▶ [TASK INSTRUCTIONS]:
Please print exactly the lines below, from the start of the material up to and including the line with "0.0135, 0.0175, 0.0195]", but none of the pictures.

▶ [SUPPLIED INFORMATION]:
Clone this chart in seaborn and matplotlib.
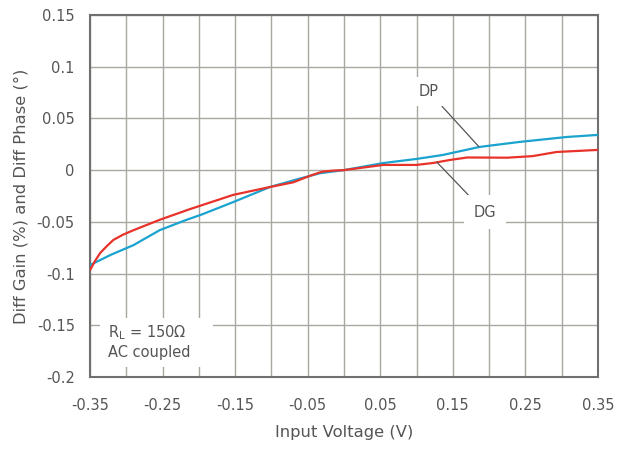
import numpy as np
import pandas as pd
import matplotlib
matplotlib.use('Agg')
import matplotlib.pyplot as plt
from matplotlib.patches import Rectangle
import seaborn as sns

# values
dp_x = [-0.35, -0.322, -0.29, -0.254, -0.217, -0.198, -0.153, -0.102, -0.061, -0.033, 0.0,
        0.054, 0.1, 0.136, 0.187, 0.242, 0.307, 0.35]
dp_y = [-0.0917, -0.082, -0.0724, -0.058, -0.048, -0.0434, -0.031, -0.0163, -0.0082, -0.003, 0.0,
        0.0068, 0.0108, 0.0146, 0.0224, 0.0272, 0.032, 0.034]

dg_x = [-0.35, -0.343, -0.336, -0.327, -0.318, -0.305, -0.29, -0.254, -0.212, -0.153, -0.102, -0.07,
        -0.045, -0.03, -0.015, 0.0, 0.054, 0.1, 0.123, 0.146, 0.17, 0.225, 0.26, 0.293, 0.35]
dg_y = [-0.0966, -0.0875, -0.080, -0.0735, -0.0675, -0.0625, -0.058, -0.048, -0.0376, -0.024, -0.0163, -0.0118,
        -0.005, -0.0015, -0.0005, 0.0, 0.005, 0.005, 0.0069, 0.0098, 0.0122, 0.012, 0.0135, 0.0175, 0.0195]

x_ticks = [-0.35, -0.25, -0.15, -0.05, 0.05, 0.15, 0.25, 0.35]
x_labels = ['-0.35', '-0.25', '-0.15', '-0.05', '0.05', '0.15', '0.25', '0.35']
y_ticks = [-0.2, -0.15, -0.1, -0.05, 0, 0.05, 0.1, 0.15]
y_labels = ['-0.2', '-0.15', '-0.1', '-0.05', '0', '0.05', '0.1', '0.15']

sns.set_style('white')
plt.rcParams['font.family'] = ['DejaVu Sans']
text_col = '#555555'

df = pd.concat([
    pd.DataFrame({'x': dp_x, 'y': dp_y, 'series': 'DP'}),
    pd.DataFrame({'x': dg_x, 'y': dg_y, 'series': 'DG'}),
])

fig = plt.figure(figsize=(6.17, 4.49), dpi=100)
ax = fig.add_axes([0.146, 0.160, 0.823, 0.807])

sns.lineplot(data=df, x='x', y='y', hue='series', sort=False,
             palette={'DP': '#1aa3cf', 'DG': '#e8322a'}, linewidth=1.6,
             legend=False, ax=ax, zorder=3)

ax.set_xlim(-0.35, 0.35)
ax.set_ylim(-0.2, 0.15)
ax.set_xticks(x_ticks)
ax.set_xticklabels(x_labels)
ax.set_xticks(np.arange(-0.3, 0.31, 0.1), minor=True)
ax.set_yticks(y_ticks)
ax.set_yticklabels(y_labels)
ax.grid(True, which='both', color='#a8a8a0', linewidth=1.0, zorder=0)
ax.set_axisbelow(True)
ax.tick_params(which='both', length=0, labelsize=10.5, colors=text_col)
ax.tick_params(axis='x', pad=15)
ax.tick_params(axis='y', pad=11)
for s in ax.spines.values():
    s.set_color('#707070')
    s.set_linewidth(1.5)

ax.set_xlabel('Input Voltage (V)', fontsize=11.8, color=text_col, labelpad=9)
ax.set_ylabel('Diff Gain (%) and Diff Phase (°)', fontsize=11.8, color=text_col, labelpad=6)

ax.annotate('DP', xy=(0.186, 0.0226), xytext=(0.117, 0.0756), fontsize=10.5, color=text_col,
            ha='center', va='center', bbox=dict(facecolor='white', edgecolor='none', pad=5),
            arrowprops=dict(arrowstyle='-', color='#555555', lw=0.9, shrinkA=0, shrinkB=0), zorder=5)
ax.annotate('DG', xy=(0.128, 0.0077), xytext=(0.194, -0.0405), fontsize=10.5, color=text_col,
            ha='center', va='center', bbox=dict(facecolor='white', edgecolor='none', pad=7),
            arrowprops=dict(arrowstyle='-', color='#555555', lw=0.9, shrinkA=0, shrinkB=0), zorder=5)

ax.add_patch(Rectangle((-0.336, -0.190), 0.1555, 0.047, facecolor='white', edgecolor='none', zorder=4))
ax.text(-0.325, -0.166, 'R$_\\mathregular{L}$ = 150Ω\nAC coupled', fontsize=10.5, color=text_col,
        ha='left', va='center', linespacing=1.25, zorder=5)

fig.savefig('out.png', dpi=100)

▶ [OUTPUT FOR THIS EXERCISE]:
Clone this chart in seaborn and matplotlib.
import numpy as np
import pandas as pd
import matplotlib
matplotlib.use('Agg')
import matplotlib.pyplot as plt
from matplotlib.patches import Rectangle
import seaborn as sns

# values
dp_x = [-0.35, -0.322, -0.29, -0.254, -0.217, -0.198, -0.153, -0.102, -0.061, -0.033, 0.0,
        0.054, 0.1, 0.136, 0.187, 0.242, 0.307, 0.35]
dp_y = [-0.0917, -0.082, -0.0724, -0.058, -0.048, -0.0434, -0.031, -0.0163, -0.0082, -0.003, 0.0,
        0.0068, 0.0108, 0.0146, 0.0224, 0.0272, 0.032, 0.034]

dg_x = [-0.35, -0.343, -0.336, -0.327, -0.318, -0.305, -0.29, -0.254, -0.212, -0.153, -0.102, -0.07,
        -0.045, -0.03, -0.015, 0.0, 0.054, 0.1, 0.123, 0.146, 0.17, 0.225, 0.26, 0.293, 0.35]
dg_y = [-0.0966, -0.0875, -0.080, -0.0735, -0.0675, -0.0625, -0.058, -0.048, -0.0376, -0.024, -0.0163, -0.0118,
        -0.005, -0.0015, -0.0005, 0.0, 0.005, 0.005, 0.0069, 0.0098, 0.0122, 0.012, 0.0135, 0.0175, 0.0195]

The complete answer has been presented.